For the transcribed copies I'm citing them as follows:
Lynn, Essex, Massachusetts, copy of record of birth no. XXX (DATE), NAME; Office of the City Clerk, Lynn.
Questions:
1. For the certificate type, is it important to call this what THEY call it. In the instance above what is printed on the form is the text "copy of record of birth" so that is exactly what I have called it. In the instance of a certified photo copy I have two types. The photo copy part might be "certificate of death" but the certified document it is printed on is called "certificate of vital record." How do I account for this?
2. For the DATE, I continue to be confused what date to cite. Usually there are multiple to pick from. There is the date of the event, the date the certificate was recorded and the date of the certified copy. What date do I use? It is especially confusing to me for the transcribed certificates as it lists the date of the event (BMD) and then the date they created the transcribed copy.
3. For the repository I am confused by the examples above as I thought we listed the entity like the city clerk where the data is held vs. listing my personal collection.
Thanks!
Theringnebula As a starting…
Theringnebula:
As a starting point, I’ll reference EE 9.30 (Vital Registrations, Background) and 9.35 (for Citing Date of Certificate). You might also check the index for the keyword "provenance" and then review the material on those pages.

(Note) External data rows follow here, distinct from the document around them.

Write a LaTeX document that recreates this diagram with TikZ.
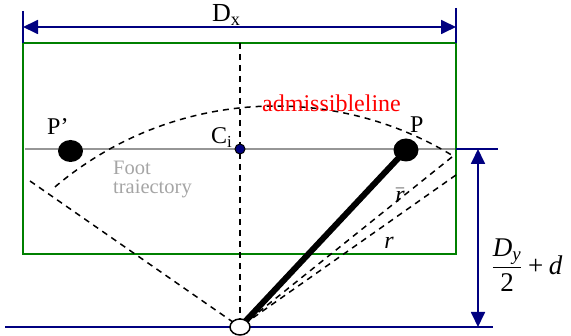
\documentclass[tikz,border=0pt]{standalone}
\usepackage{amsmath}
\usepackage{fontspec}
\setmainfont{Liberation Serif}
\usetikzlibrary{arrows.meta,shapes.geometric}
\definecolor{navyb}{RGB}{0,0,128}
\definecolor{greenb}{RGB}{0,128,0}
\definecolor{grayl}{RGB}{150,150,150}
\definecolor{grayt}{RGB}{165,165,165}
\begin{document}
\begin{tikzpicture}[x=1pt,y=-1pt,
  dim/.style={navyb, line width=1.8pt},
  dimarrow/.style={dim, {Triangle[length=15pt,width=14pt]}-{Triangle[length=15pt,width=14pt]}},
  dsh/.style={black, line width=1.5pt, dash pattern=on 6pt off 5pt},
  lbl/.style={inner sep=0pt, font=\fontsize{24}{24}\selectfont}]
\useasboundingbox (0,0) rectangle (571,336);
% coordinates
\coordinate (pvc) at (240,327);
\coordinate (Pc) at (406,150);
\coordinate (Ppc) at (70.5,151);
\coordinate (Cic) at (240,149);
\coordinate (arcc) at (275.5,447);
\coordinate (vtop) at (240,43);
\coordinate (lend) at (30,181);
\coordinate (rbend) at (452,157);
\coordinate (rend) at (456,175);
\coordinate (gl) at (25,149);
\coordinate (gr) at (455,149);
\coordinate (dxa) at (23,27);
\coordinate (dxb) at (456,27);
\coordinate (tl1) at (23,11);
\coordinate (tl2) at (23,43);
\coordinate (tr1) at (456,8);
\coordinate (tr2) at (456,43);
\coordinate (ht1) at (456,149);
\coordinate (ht2) at (498,149);
\coordinate (bl1) at (5,327);
\coordinate (bl2) at (493,327);
\coordinate (va) at (478,149);
\coordinate (vb) at (478,327);
% green frame
\draw[greenb, line width=1.8pt] (23,43) rectangle (456,254);
% dimension lines
\draw[dim] (tl1) -- (tl2);
\draw[dim] (tr1) -- (tr2);
\draw[dimarrow] (dxa) -- (dxb);
\draw[dim] (ht1) -- (ht2);
\draw[dim] (bl1) -- (bl2);
\draw[dimarrow] (va) -- (vb);
% foot trajectory
\draw[grayl, line width=1.8pt] (gl) -- (gr);
% dashed lines
\draw[dsh] (vtop) -- (pvc);
\draw[dsh] (lend) -- (pvc);
\draw[dsh] (rbend) -- (pvc);
\draw[dsh] (rend) -- (pvc);
\draw[dsh] (arcc) ++(-130.3:341) arc[start angle=-130.3, end angle=-58.6, radius=341];
% leg
\draw[line width=6pt] (pvc) -- (Pc);
% nodes
\node[ellipse, fill=black, minimum width=25pt, minimum height=22pt, inner sep=0pt] (Pp) at (Ppc) {};
\node[ellipse, fill=black, minimum width=25pt, minimum height=23pt, inner sep=0pt] (P) at (Pc) {};
\node[circle, draw=black, fill=navyb, line width=1pt, minimum size=10pt, inner sep=0pt] (Ci) at (Cic) {};
\node[ellipse, draw=black, fill=white, line width=1.5pt, minimum width=20pt, minimum height=16pt, inner sep=0pt] (pv) at (pvc) {};
% labels
\node[lbl, anchor=base west, font=\fontsize{26}{26}\selectfont] (dxl) at (212,22) {D\textsubscript{x}};
\node[lbl, anchor=base west] (cil) at (211,144) {C\textsubscript{i}};
\node[lbl, anchor=base west] (ppl) at (47,135) {P’};
\node[lbl, anchor=base west] (pl) at (410,133) {P};
\node[lbl, anchor=base west, text=red] (adm) at (262,112) {admissibleline};
\node[anchor=base west, inner sep=0pt, font=\fontsize{20.5}{19}\selectfont, text=grayt, align=left] (foot) at (113,194) {Foot\\traiectory};
\node[lbl, anchor=base] (rbl) at (400,203) {$\bar{\textit{r}}$};
\node[lbl, anchor=base] (rl) at (389,249) {\textit{r}};
\node[lbl, font=\fontsize{27}{27}\selectfont] (frac) at (527,265) {$\displaystyle\frac{\textit{D}_{\textit{y}}}{\textrm{2}}\mathbin{\textrm{+}}\textit{d}$};
\end{tikzpicture}
\end{document}
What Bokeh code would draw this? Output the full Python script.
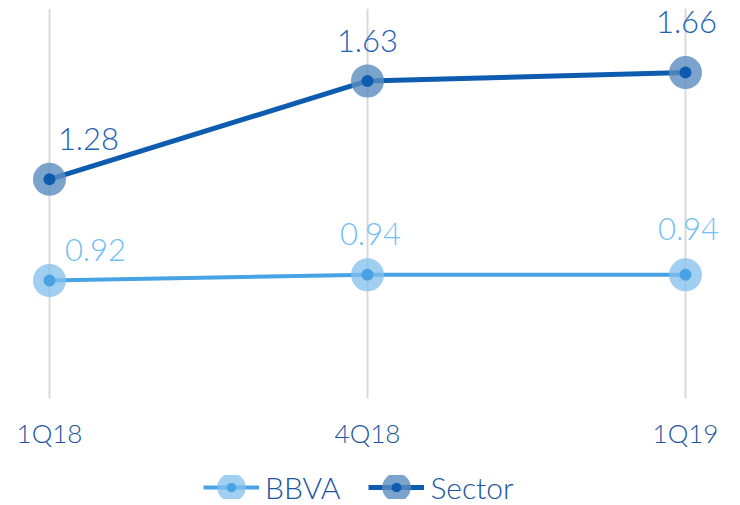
from bokeh.plotting import figure
from bokeh.models import ColumnDataSource, Legend, LegendItem, FixedTicker, Range1d
from bokeh.embed import file_html
from bokeh.resources import INLINE
from bokeh.core.properties import value

categories = ["1Q18", "4Q18", "1Q19"]
bbva = [0.92, 0.94, 0.94]
sector = [1.28, 1.63, 1.66]
bbva_labels = ["0.92", "0.94", "0.94"]
sector_labels = ["1.28", "1.63", "1.66"]

# label offsets (style, screen px)
bbva_dx = [46, 3, 3]
bbva_dy = [-30, -41, -46]
sector_dx = [39, 0, 1]
sector_dy = [-40, -40, -51]

FONT = "Lato Light"
x = list(range(len(categories)))
Y_MIN = 0.5  # bottom of value area, where the category axis sits

p = figure(width=740, height=505, output_backend="svg", toolbar_location=None,
           x_range=Range1d(-0.154, 2.173), y_range=Range1d(0.119, 1.888),
           min_border_left=0, min_border_right=0, min_border_top=8, min_border_bottom=0)
p.outline_line_color = None
p.yaxis.visible = False
p.grid.visible = False

xa = p.xaxis[0]
xa.fixed_location = Y_MIN
xa.level = "underlay"
xa.ticker = FixedTicker(ticks=x)
xa.major_label_overrides = {i: c for i, c in enumerate(categories)}
xa.axis_line_color = None
xa.minor_tick_line_color = None
xa.minor_tick_in = 0
xa.minor_tick_out = 0
# ticks drawn upward act as the vertical grid lines
xa.major_tick_in = 390
xa.major_tick_out = 0
xa.major_tick_line_color = "#d9d9d9"
xa.major_tick_line_width = 2
xa.major_label_text_font = FONT
xa.major_label_text_font_size = "26px"
xa.major_label_text_color = "#1a54a0"
xa.major_label_standoff = 19

src_b = ColumnDataSource(dict(x=x, y=bbva, lab=bbva_labels, dx=bbva_dx, dy=bbva_dy))
src_s = ColumnDataSource(dict(x=x, y=sector, lab=sector_labels, dx=sector_dx, dy=sector_dy))

lb = p.line("x", "y", source=src_b, line_color="#48a3e4", line_width=4)
hb = p.scatter("x", "y", source=src_b, size=14, fill_color=None, line_color="#80bfee",
               line_alpha=0.75, line_width=19)
db = p.scatter("x", "y", source=src_b, size=12, fill_color="#48a3e4", line_color=None)

ls = p.line("x", "y", source=src_s, line_color="#0e5cb0", line_width=5)
hs = p.scatter("x", "y", source=src_s, size=14, fill_color=None, line_color="#5a8cbf",
               line_alpha=0.8, line_width=19)
ds = p.scatter("x", "y", source=src_s, size=12, fill_color="#0e5cb0", line_color=None)

p.text("x", "y", text="lab", source=src_b, x_offset="dx", y_offset="dy",
       text_font=value(FONT), text_font_size="31px", text_color="#6fc0f4",
       text_align="center", text_baseline="middle")
p.text("x", "y", text="lab", source=src_s, x_offset="dx", y_offset="dy",
       text_font=value(FONT), text_font_size="31px", text_color="#1f63b3",
       text_align="center", text_baseline="middle")

legend = Legend(items=[LegendItem(label="BBVA", renderers=[lb, hb, db]),
                       LegendItem(label="Sector", renderers=[ls, hs, ds])],
                orientation="horizontal", location=(203, 0),
                label_text_font=FONT, label_text_font_size="30px", label_text_color="#1a54a0",
                glyph_width=56, glyph_height=24, label_standoff=6, spacing=28,
                padding=0, margin=0, border_line_color=None, background_fill_alpha=0)
p.add_layout(legend, "center")

open("out.html", "w").write(file_html(p, INLINE))
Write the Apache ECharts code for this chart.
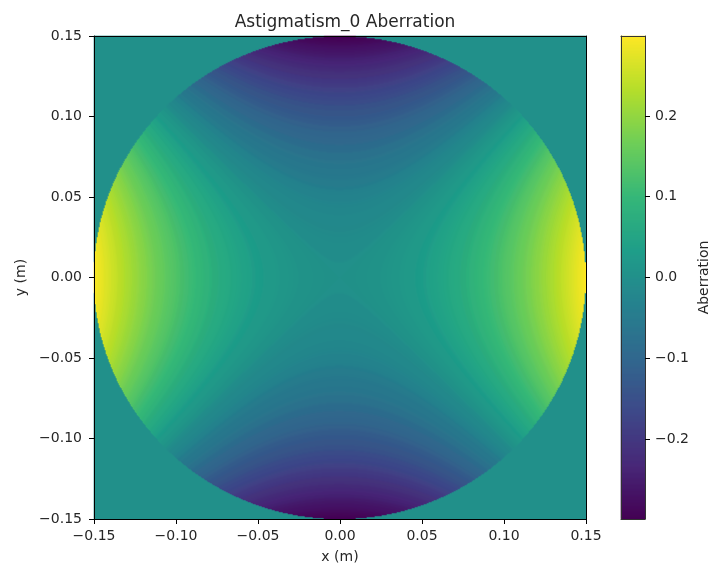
<!DOCTYPE html>
<html>
<head>
<meta charset="utf-8">
<script src="https://cdn.jsdelivr.net/npm/echarts@6/dist/echarts.min.js"></script>
<style>
  html, body { margin: 0; padding: 0; background: #fff; }
  #chart { width: 715px; height: 571px; }
</style>
</head>
<body>
<div id="chart"></div>
<script>
// Aperture and astigmatism term
const apertureRadius = 0.15;          // m
const astigmatismPeak = 0.299;        // aberration at the rim along x
const colorMin = -0.299;
const colorMax = 0.299;
const samplesX = 492;                 // samples across x in [-0.15, 0.15]
const samplesY = 483;                 // samples across y in [-0.15, 0.15]

// Tick labels
const xTicks = [-0.15, -0.10, -0.05, 0.00, 0.05, 0.10, 0.15];
const yTicks = [-0.15, -0.10, -0.05, 0.00, 0.05, 0.10, 0.15];
const colorbarTicks = [-0.2, -0.1, 0.0, 0.1, 0.2];

// viridis, evenly spaced stops
const viridis = ['#440154', '#482878', '#3e4989', '#31688e', '#26828e',
                 '#1f9e89', '#35b779', '#6ece58', '#b5de2b', '#fde725'];

const FONT = 'DejaVu Sans';
const TEXT = '#262626';
const minus = s => s.replace('-', '\u2212');

// Sample the astigmatism surface (x^2 - y^2) over the circular pupil
const stepX = 2 * apertureRadius / samplesX;
const stepY = 2 * apertureRadius / samplesY;
const R2 = apertureRadius * apertureRadius;
const xIdx = [];
for (let i = 0; i < samplesX; i++) xIdx.push(i);
const yIdx = [];
for (let j = 0; j < samplesY; j++) yIdx.push(j);
const fieldData = [];
for (let i = 0; i < samplesX; i++) {
  const x = -apertureRadius + (i + 0.5) * stepX;
  for (let j = 0; j < samplesY; j++) {
    const y = -apertureRadius + (j + 0.5) * stepY;
    const r2 = x * x + y * y;
    const v = r2 <= R2 ? astigmatismPeak * (x * x - y * y) / R2 : 0;
    fieldData.push([i, j, v]);
  }
}

// Colorbar column
const barSamples = 483;
const barIdx = [];
const barData = [];
for (let k = 0; k < barSamples; k++) {
  barIdx.push(k);
  barData.push([0, k, colorMin + (k + 0.5) * (colorMax - colorMin) / barSamples]);
}

const axisLineStyle = { show: true, onZero: false, lineStyle: { color: '#000', width: 1 } };
const barLineStyle = { show: true, onZero: false, lineStyle: { color: '#333', width: 1 } };
const tickStyle = { show: true, length: 5, lineStyle: { color: '#000', width: 1 } };
const labelFont = { fontFamily: FONT, fontSize: 14, color: TEXT };

const chart = echarts.init(document.getElementById('chart'), null, { renderer: 'canvas' });
chart.setOption({
  animation: false,
  backgroundColor: '#fff',
  title: {
    text: 'Astigmatism_0 Aberration',
    left: 340, top: 9, textAlign: 'center',
    textStyle: { fontFamily: FONT, fontSize: 17, fontWeight: 'normal', color: TEXT }
  },
  grid: [
    { left: 94, top: 36, width: 492, height: 483 },
    { left: 621, top: 36, width: 24, height: 483 }
  ],
  visualMap: {
    show: false, type: 'continuous', min: colorMin, max: colorMax,
    seriesIndex: [0, 1], dimension: 2,
    inRange: { color: viridis }
  },
  xAxis: [
    { type: 'category', gridIndex: 0, data: xIdx, show: false },
    { type: 'value', gridIndex: 0, min: -0.15, max: 0.15, position: 'bottom', z: 10,
      axisLine: axisLineStyle,
      axisTick: { ...tickStyle, customValues: xTicks },
      axisLabel: { ...labelFont, margin: 10, customValues: xTicks,
                   formatter: v => minus(v.toFixed(2)) },
      splitLine: { show: false },
      name: 'x (m)', nameLocation: 'middle', nameGap: 31,
      nameTextStyle: labelFont },
    { type: 'value', gridIndex: 0, min: -0.15, max: 0.15, position: 'top', z: 10,
      axisLine: axisLineStyle, axisTick: { show: false }, axisLabel: { show: false },
      splitLine: { show: false } },
    { type: 'category', gridIndex: 1, data: [0], show: false },
    { type: 'value', gridIndex: 1, min: 0, max: 1, position: 'bottom', z: 10,
      axisLine: barLineStyle,
      axisTick: { show: false }, axisLabel: { show: false }, splitLine: { show: false } },
    { type: 'value', gridIndex: 1, min: 0, max: 1, position: 'top', z: 10,
      axisLine: barLineStyle,
      axisTick: { show: false }, axisLabel: { show: false }, splitLine: { show: false } }
  ],
  yAxis: [
    { type: 'category', gridIndex: 0, data: yIdx, show: false },
    { type: 'value', gridIndex: 0, min: -0.15, max: 0.15, position: 'left', z: 10,
      axisLine: axisLineStyle,
      axisTick: { ...tickStyle, customValues: yTicks },
      axisLabel: { ...labelFont, margin: 12, customValues: yTicks,
                   formatter: v => minus(v.toFixed(2)) },
      splitLine: { show: false },
      name: 'y (m)', nameLocation: 'middle', nameGap: 66, nameRotate: 90,
      nameTextStyle: labelFont },
    { type: 'value', gridIndex: 0, min: -0.15, max: 0.15, position: 'right', z: 10,
      axisLine: axisLineStyle, axisTick: { show: false }, axisLabel: { show: false },
      splitLine: { show: false } },
    { type: 'category', gridIndex: 1, data: barIdx, show: false },
    { type: 'value', gridIndex: 1, min: colorMin, max: colorMax, position: 'right', z: 10,
      axisLine: barLineStyle,
      axisTick: { show: true, length: 5, customValues: colorbarTicks,
                  lineStyle: { color: '#000', width: 1 } },
      axisLabel: { ...labelFont, margin: 10, customValues: colorbarTicks,
                   formatter: v => minus(v.toFixed(1)) },
      splitLine: { show: false },
      name: 'Aberration', nameLocation: 'middle', nameGap: 52, nameRotate: 90,
      nameTextStyle: labelFont },
    { type: 'value', gridIndex: 1, min: colorMin, max: colorMax, position: 'left', z: 10,
      axisLine: barLineStyle,
      axisTick: { show: false }, axisLabel: { show: false }, splitLine: { show: false } }
  ],
  series: [
    { type: 'heatmap', xAxisIndex: 0, yAxisIndex: 0, data: fieldData,
      progressive: 0, itemStyle: { borderWidth: 0 }, emphasis: { disabled: true } },
    { type: 'heatmap', xAxisIndex: 3, yAxisIndex: 3, data: barData,
      progressive: 0, itemStyle: { borderWidth: 0 }, emphasis: { disabled: true } }
  ]
});
</script>
</body>
</html>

That supposedly simple thing called “birth certificate” or “death certificate” demonstrates many of the problems of citing historical records: they come in all types and one formula can't cover everything. The questions you’ve raised also illustrate why our language has precise words such as image copy, transcription, abstract, etc. The most important issue is for us to choose words that describe exactly what we are using, because each type of modification can affect the reliability of the information.
Question 1: Label
When the certificate you are citing carries a title such as “Copy of Record of Birth,” then yes, EE would use those exact words and exact capitalization, with quotation marks around it. That lets your readers (and yourself after your memory of the record has gone cold) understand that you are not just generically calling it a “copy.”
Question 2: Dates
The date should be whatever is needed for the record to be relocated. In many locales, the original certificate number will include the year the certificate was filed: say, 1925-989, being the 989th certificate issued by that office in 1925. In some locales, as you'll notice with some of EE's UK examples, locating the document requires you to know the quarter in which the document was filed, even if the birth occurred in a different quarter—in which case the quarter's date must be included. If the narrative in your text states the date of birth or death, you do not have to repeat the exact date in the citation—unless the locale requires the exact date of the event in order to locate the document. If you do want to include it, on a “just in case” basis, that’s fine. If you are citing a copy that was issued to you at the time the event occurred, then you do not have to cite the issue date. If you are citing a 2020 copy of a 1972 certificate, then recording the issue date will preserve another data point for analysis. For example: In many cases, the 2020 copy will look different and have less data than the 1972 certificate, in addition to the potential for copying errors. All these issues should be thoughtfully weighed and decisions based on the particular document you are using. On the other hand, if you are citing a certificate you inherited, one issued in 1972 as a copy of a 1928 record, then you would be citing that as a family artifact, which raises other issued relative to your Q3.
Question 3: Repository
When you order the copy yourself, you know exactly the office that has the record. Cite that. If it's a local office but the certificate says "State of Whatever, Bureau of Thus and Such," you still identify the local office. You do not have to say that you have the document in your possession. When you inherit a copy or another researcher sends you one, then you do not know from personal knowledge where the original can be obtained. Administrative agencies change across the years; an agency name stated on an old certificate may no longer exist or the records may have been moved to an archive. For those "inherited" records, you cite what you see on the record; then you add the provenance—the chain of custody—as best you know it. You identify how the record came into your possession and any earlier background that might, some day, bear upon the validity of the document.
Point 3 just clarified a…
Let me do that again... …
Let me do that again...
City of New York, death certificate (certified copy) no. 4007, (2019) Harold Diefenbach, d. 16 February 1947 ; Municipal Archives, New York City.
Yes, that works…
Yes, that works. Increasingly today, those "certified" copies are short forms.